-- start INFORMATION SHOWN --

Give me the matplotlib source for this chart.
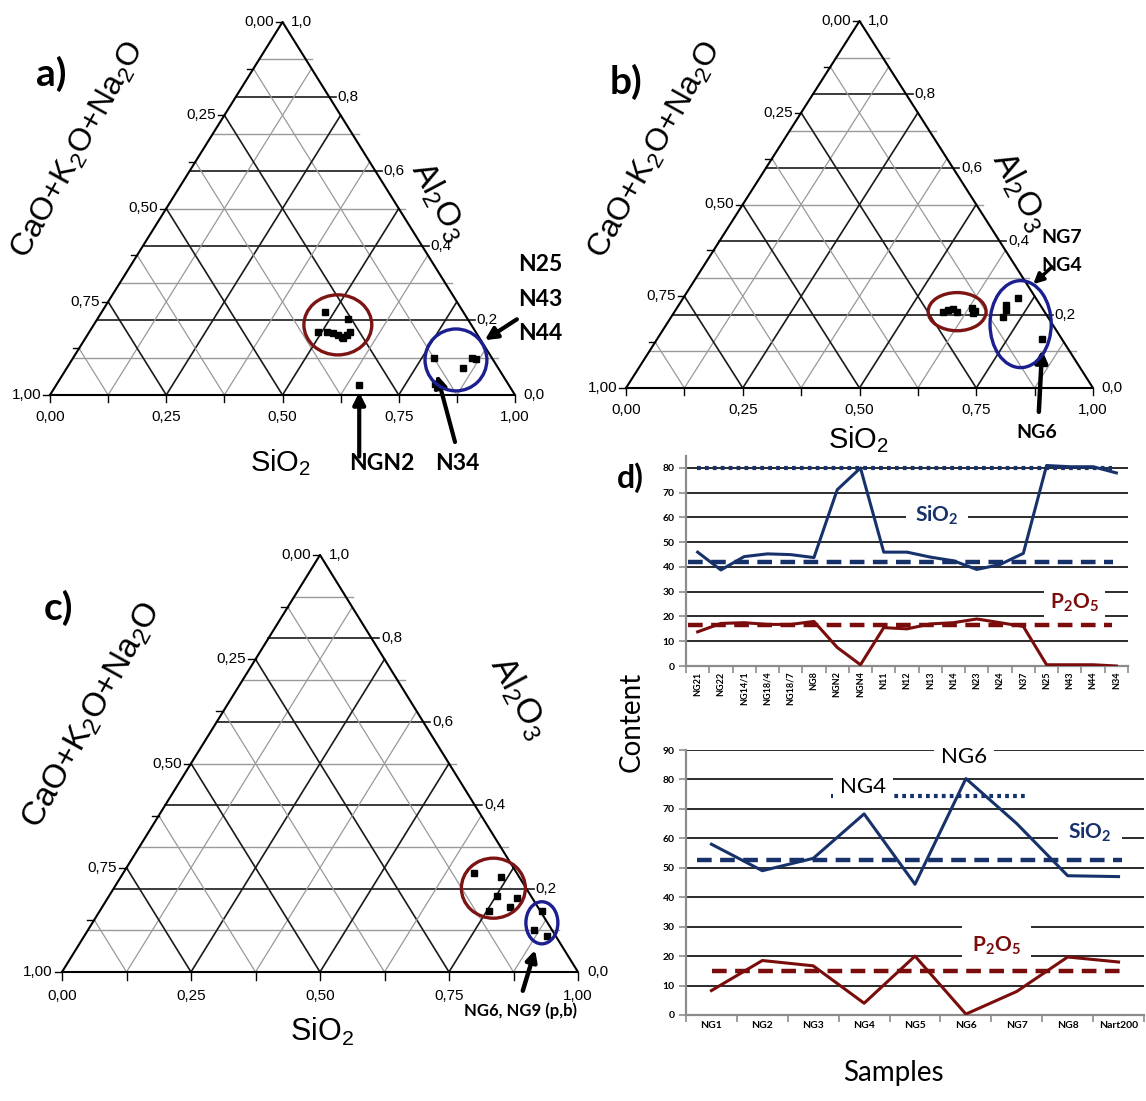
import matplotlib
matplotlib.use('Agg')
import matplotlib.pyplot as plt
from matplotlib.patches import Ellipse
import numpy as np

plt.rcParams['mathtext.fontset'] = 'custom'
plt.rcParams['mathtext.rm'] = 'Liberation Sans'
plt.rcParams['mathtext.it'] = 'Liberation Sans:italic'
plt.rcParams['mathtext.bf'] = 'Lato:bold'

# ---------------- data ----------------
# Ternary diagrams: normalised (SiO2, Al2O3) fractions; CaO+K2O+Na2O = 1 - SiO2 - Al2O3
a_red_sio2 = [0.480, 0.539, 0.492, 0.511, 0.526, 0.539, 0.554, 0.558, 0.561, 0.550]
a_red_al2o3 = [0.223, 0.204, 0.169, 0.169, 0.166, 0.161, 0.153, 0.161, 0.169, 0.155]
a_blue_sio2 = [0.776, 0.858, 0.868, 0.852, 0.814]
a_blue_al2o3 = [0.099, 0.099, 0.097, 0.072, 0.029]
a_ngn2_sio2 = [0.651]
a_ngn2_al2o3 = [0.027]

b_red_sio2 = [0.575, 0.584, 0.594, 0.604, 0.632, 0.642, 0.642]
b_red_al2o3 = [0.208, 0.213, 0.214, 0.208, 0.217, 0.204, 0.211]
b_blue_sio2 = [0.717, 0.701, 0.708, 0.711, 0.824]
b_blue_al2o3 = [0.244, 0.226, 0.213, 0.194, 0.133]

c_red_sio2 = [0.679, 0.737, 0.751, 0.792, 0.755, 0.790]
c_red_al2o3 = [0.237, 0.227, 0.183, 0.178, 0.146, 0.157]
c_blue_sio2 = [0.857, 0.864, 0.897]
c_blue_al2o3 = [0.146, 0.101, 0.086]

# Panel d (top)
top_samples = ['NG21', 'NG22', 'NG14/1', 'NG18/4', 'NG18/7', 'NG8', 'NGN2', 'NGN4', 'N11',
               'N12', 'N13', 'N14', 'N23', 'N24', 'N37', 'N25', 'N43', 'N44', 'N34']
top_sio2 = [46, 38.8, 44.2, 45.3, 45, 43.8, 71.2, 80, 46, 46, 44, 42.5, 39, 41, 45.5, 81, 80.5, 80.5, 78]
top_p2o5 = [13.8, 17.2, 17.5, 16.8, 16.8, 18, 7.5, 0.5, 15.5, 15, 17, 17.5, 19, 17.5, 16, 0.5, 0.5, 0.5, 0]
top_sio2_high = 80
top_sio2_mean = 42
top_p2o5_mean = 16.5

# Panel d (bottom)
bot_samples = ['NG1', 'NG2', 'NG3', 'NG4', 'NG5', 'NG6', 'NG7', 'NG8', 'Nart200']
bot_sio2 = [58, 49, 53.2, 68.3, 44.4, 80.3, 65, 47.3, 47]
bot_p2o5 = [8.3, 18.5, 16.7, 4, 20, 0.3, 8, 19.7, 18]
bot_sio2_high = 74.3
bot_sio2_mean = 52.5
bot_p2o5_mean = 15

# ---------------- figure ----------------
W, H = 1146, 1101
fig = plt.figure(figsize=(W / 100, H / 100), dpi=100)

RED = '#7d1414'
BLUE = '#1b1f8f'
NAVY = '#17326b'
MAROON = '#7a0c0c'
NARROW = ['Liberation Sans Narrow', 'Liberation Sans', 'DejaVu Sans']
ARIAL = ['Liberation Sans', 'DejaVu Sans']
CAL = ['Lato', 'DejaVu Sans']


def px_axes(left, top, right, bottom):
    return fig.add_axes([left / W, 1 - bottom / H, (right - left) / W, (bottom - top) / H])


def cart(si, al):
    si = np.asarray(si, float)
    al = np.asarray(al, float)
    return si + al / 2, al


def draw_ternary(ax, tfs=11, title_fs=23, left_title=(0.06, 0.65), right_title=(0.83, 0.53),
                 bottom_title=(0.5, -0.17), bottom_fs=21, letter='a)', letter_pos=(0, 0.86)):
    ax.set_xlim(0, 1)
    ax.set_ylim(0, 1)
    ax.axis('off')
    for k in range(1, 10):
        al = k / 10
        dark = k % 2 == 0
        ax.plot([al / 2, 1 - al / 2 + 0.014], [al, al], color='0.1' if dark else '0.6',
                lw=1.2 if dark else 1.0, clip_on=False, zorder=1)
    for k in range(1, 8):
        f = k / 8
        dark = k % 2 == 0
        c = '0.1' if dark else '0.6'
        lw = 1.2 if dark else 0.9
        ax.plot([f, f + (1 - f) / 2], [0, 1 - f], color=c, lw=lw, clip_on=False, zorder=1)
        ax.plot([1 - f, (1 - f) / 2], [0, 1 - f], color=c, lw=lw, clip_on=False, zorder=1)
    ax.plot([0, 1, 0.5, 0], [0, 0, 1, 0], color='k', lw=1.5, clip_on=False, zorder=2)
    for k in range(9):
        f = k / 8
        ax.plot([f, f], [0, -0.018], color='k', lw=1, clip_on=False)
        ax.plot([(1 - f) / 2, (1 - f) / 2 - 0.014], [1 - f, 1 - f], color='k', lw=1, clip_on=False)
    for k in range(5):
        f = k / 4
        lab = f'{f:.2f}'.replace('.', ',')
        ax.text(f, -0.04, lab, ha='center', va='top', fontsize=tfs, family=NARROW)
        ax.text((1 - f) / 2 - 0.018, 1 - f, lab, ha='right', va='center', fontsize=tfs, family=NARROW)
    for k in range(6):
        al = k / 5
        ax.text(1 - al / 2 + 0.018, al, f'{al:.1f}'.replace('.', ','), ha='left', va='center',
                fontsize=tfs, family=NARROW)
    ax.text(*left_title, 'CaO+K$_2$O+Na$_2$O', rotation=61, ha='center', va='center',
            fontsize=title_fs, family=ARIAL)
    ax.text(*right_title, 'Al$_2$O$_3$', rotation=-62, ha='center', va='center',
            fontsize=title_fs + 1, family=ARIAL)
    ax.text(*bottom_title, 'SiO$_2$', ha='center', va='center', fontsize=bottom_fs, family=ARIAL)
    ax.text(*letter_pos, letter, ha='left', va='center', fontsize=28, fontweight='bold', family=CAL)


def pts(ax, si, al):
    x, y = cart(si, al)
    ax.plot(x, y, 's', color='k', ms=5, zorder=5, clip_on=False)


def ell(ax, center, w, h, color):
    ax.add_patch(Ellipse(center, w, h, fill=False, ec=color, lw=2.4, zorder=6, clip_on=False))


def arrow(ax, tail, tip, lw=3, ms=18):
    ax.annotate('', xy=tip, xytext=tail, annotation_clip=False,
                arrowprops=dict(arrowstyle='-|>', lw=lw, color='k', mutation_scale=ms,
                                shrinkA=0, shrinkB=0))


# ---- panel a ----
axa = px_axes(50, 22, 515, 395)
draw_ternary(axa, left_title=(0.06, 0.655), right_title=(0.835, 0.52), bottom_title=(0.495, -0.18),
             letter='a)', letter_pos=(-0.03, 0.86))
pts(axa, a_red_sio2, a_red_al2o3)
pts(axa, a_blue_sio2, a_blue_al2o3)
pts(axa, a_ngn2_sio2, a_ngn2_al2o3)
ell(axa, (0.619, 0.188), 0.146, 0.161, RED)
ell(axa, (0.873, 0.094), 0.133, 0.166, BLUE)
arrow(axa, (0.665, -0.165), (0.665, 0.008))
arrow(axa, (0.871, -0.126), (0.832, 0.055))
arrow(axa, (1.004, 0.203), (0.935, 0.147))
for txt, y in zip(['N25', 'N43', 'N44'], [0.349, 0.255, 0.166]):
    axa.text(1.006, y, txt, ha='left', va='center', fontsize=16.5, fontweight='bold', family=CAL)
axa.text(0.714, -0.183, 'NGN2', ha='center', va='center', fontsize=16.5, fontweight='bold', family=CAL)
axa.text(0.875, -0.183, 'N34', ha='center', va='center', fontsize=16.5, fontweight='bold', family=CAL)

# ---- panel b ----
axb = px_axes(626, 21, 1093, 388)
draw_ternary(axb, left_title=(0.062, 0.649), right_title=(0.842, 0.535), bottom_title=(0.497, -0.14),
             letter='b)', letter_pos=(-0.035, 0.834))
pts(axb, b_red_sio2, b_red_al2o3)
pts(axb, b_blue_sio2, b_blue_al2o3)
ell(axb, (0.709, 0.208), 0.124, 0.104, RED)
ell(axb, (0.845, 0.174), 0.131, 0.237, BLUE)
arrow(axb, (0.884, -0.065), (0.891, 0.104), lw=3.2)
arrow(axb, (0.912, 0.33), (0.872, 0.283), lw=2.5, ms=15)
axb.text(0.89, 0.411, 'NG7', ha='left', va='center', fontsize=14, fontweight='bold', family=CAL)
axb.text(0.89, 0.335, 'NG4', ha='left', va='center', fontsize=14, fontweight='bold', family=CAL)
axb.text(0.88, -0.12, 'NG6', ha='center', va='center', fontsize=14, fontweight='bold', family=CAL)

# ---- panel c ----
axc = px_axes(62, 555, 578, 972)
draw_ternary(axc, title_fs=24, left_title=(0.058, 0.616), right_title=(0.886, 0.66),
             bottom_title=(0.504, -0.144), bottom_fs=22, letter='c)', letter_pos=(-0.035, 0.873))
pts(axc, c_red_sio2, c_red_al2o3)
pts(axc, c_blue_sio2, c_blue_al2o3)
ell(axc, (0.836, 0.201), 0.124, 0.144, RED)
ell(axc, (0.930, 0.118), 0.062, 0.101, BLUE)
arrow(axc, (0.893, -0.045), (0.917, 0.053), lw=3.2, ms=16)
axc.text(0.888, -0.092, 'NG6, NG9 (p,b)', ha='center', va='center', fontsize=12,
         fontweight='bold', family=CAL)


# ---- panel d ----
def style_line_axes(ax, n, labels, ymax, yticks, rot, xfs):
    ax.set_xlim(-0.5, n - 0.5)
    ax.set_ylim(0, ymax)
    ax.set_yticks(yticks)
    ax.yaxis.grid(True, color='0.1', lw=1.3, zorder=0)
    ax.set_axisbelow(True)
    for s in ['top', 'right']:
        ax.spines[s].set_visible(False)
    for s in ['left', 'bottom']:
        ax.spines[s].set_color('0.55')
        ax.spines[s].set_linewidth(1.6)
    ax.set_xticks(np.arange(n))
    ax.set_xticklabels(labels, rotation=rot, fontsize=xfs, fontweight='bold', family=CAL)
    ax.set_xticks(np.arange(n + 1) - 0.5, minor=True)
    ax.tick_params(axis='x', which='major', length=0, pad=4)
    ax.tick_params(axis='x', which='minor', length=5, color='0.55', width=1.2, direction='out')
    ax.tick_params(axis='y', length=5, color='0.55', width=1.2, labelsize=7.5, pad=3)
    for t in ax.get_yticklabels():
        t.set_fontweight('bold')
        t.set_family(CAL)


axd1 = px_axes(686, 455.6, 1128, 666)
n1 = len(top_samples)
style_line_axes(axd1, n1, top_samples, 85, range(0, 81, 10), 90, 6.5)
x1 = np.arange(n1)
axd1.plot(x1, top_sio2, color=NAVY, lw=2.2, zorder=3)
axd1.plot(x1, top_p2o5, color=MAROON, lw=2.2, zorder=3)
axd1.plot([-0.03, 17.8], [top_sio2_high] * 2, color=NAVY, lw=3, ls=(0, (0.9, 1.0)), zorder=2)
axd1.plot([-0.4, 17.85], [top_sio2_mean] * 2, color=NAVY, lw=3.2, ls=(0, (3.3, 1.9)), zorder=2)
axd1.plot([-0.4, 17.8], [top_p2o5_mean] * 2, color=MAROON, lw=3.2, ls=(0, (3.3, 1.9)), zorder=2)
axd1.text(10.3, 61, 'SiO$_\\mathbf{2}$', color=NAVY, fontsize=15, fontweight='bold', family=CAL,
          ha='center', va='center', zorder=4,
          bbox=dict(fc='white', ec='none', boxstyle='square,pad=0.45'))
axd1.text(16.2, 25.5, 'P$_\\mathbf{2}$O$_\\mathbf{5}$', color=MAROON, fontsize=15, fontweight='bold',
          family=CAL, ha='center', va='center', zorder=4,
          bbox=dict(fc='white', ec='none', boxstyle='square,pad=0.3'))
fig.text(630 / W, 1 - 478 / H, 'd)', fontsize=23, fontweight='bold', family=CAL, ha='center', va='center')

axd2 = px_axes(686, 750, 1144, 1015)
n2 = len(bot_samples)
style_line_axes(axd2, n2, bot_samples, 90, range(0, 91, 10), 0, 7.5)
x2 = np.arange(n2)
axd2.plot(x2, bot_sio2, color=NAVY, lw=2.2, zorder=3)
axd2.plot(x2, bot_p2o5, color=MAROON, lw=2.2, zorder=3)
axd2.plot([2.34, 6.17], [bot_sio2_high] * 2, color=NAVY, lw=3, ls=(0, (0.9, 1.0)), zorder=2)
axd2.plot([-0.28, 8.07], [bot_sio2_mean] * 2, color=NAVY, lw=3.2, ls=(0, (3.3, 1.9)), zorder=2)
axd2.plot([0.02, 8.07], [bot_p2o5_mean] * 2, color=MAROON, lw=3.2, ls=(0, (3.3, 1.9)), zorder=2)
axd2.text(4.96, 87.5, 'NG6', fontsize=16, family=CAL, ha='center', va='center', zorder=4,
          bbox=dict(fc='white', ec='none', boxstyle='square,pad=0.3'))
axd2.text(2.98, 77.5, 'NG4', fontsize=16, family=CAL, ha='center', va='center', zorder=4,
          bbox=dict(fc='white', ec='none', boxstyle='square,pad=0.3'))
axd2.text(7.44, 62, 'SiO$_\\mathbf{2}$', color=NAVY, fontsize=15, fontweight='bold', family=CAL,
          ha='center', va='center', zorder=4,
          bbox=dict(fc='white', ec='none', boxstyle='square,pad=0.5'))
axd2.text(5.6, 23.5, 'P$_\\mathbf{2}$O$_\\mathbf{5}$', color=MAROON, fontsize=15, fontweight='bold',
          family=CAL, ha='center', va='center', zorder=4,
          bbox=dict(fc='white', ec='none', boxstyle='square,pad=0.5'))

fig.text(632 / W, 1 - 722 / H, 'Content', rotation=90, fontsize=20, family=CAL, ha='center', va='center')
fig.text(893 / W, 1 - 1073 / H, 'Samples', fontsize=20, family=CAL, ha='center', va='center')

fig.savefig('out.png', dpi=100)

-- end INFORMATION SHOWN --
-- start INFORMATION SHOWN --

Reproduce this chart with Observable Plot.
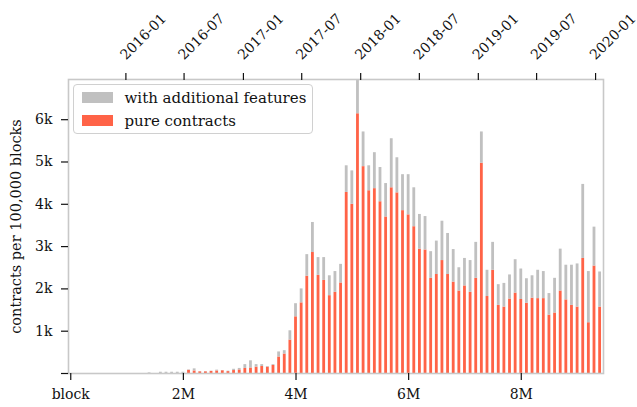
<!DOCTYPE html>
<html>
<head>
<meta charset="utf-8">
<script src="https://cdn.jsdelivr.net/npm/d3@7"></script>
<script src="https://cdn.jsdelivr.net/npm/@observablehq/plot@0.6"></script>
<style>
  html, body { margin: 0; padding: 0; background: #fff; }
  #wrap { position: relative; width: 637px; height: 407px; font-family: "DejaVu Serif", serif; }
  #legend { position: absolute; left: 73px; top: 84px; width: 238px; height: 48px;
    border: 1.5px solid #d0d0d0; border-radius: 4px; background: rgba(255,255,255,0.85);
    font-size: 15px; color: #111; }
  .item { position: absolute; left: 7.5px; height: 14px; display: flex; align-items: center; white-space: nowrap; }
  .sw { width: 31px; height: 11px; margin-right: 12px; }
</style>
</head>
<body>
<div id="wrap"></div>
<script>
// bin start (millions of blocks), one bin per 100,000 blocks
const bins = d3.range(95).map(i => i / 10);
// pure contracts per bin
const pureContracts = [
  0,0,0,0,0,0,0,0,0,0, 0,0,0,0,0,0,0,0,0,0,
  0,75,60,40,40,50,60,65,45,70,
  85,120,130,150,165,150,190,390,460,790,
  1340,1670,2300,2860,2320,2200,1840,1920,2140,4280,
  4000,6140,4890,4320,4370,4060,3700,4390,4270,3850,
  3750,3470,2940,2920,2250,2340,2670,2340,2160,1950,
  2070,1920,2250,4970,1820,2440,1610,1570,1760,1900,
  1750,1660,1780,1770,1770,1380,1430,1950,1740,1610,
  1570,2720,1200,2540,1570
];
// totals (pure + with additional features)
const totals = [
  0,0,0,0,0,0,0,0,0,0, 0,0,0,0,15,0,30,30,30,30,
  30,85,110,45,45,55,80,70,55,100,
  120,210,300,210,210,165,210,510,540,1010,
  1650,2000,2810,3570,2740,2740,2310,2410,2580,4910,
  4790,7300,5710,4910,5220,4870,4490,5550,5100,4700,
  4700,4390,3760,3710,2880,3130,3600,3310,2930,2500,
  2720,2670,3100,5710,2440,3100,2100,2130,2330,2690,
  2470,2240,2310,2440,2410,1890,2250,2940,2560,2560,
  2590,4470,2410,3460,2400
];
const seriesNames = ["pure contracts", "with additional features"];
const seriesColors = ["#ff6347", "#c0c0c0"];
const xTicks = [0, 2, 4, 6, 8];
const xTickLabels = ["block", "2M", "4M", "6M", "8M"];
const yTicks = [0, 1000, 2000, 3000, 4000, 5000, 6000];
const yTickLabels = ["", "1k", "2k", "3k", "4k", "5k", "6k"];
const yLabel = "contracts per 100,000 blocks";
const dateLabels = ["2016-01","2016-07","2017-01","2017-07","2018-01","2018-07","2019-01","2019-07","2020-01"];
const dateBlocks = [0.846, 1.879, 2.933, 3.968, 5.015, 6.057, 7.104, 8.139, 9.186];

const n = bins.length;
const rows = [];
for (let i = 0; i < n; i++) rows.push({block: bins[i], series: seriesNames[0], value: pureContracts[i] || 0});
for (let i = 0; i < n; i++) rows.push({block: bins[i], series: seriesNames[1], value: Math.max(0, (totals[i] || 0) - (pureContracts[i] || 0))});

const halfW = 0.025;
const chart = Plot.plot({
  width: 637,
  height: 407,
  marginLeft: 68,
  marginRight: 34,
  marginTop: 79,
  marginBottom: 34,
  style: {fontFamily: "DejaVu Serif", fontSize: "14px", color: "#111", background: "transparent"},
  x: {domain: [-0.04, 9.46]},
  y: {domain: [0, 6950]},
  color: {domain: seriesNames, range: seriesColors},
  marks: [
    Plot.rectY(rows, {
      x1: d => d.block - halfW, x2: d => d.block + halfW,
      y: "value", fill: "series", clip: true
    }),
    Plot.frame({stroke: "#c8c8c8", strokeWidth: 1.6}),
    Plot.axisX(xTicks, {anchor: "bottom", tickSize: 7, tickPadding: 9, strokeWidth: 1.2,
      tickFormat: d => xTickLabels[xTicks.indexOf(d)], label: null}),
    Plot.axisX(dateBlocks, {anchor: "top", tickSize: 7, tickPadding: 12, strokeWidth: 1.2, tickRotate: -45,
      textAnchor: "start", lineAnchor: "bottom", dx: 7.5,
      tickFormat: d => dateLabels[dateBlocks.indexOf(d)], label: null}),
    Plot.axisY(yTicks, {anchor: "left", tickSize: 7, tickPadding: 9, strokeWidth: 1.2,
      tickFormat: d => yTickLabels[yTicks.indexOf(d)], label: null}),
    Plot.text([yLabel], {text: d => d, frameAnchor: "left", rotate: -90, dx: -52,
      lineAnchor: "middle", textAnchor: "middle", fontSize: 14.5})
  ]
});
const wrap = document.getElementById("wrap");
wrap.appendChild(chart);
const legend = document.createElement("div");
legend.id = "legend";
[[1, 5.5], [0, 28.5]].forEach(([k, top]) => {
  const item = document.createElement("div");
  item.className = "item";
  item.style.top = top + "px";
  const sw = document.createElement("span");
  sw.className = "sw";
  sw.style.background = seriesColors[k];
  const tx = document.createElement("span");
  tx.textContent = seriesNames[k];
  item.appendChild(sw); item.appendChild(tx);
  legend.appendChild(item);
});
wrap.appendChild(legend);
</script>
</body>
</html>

-- end INFORMATION SHOWN --

• **THE REQUEST**: Only the lines from the one with "Give me the matplotlib source for this chart." down to the one with "import numpy as np" belong in your copy, both ends included; write them out exactly and skip any pictures.

• **RESULT FOR THIS TASK**:
Give me the matplotlib source for this chart.
import matplotlib
matplotlib.use('Agg')
import matplotlib.pyplot as plt
from matplotlib.patches import Ellipse
import numpy as np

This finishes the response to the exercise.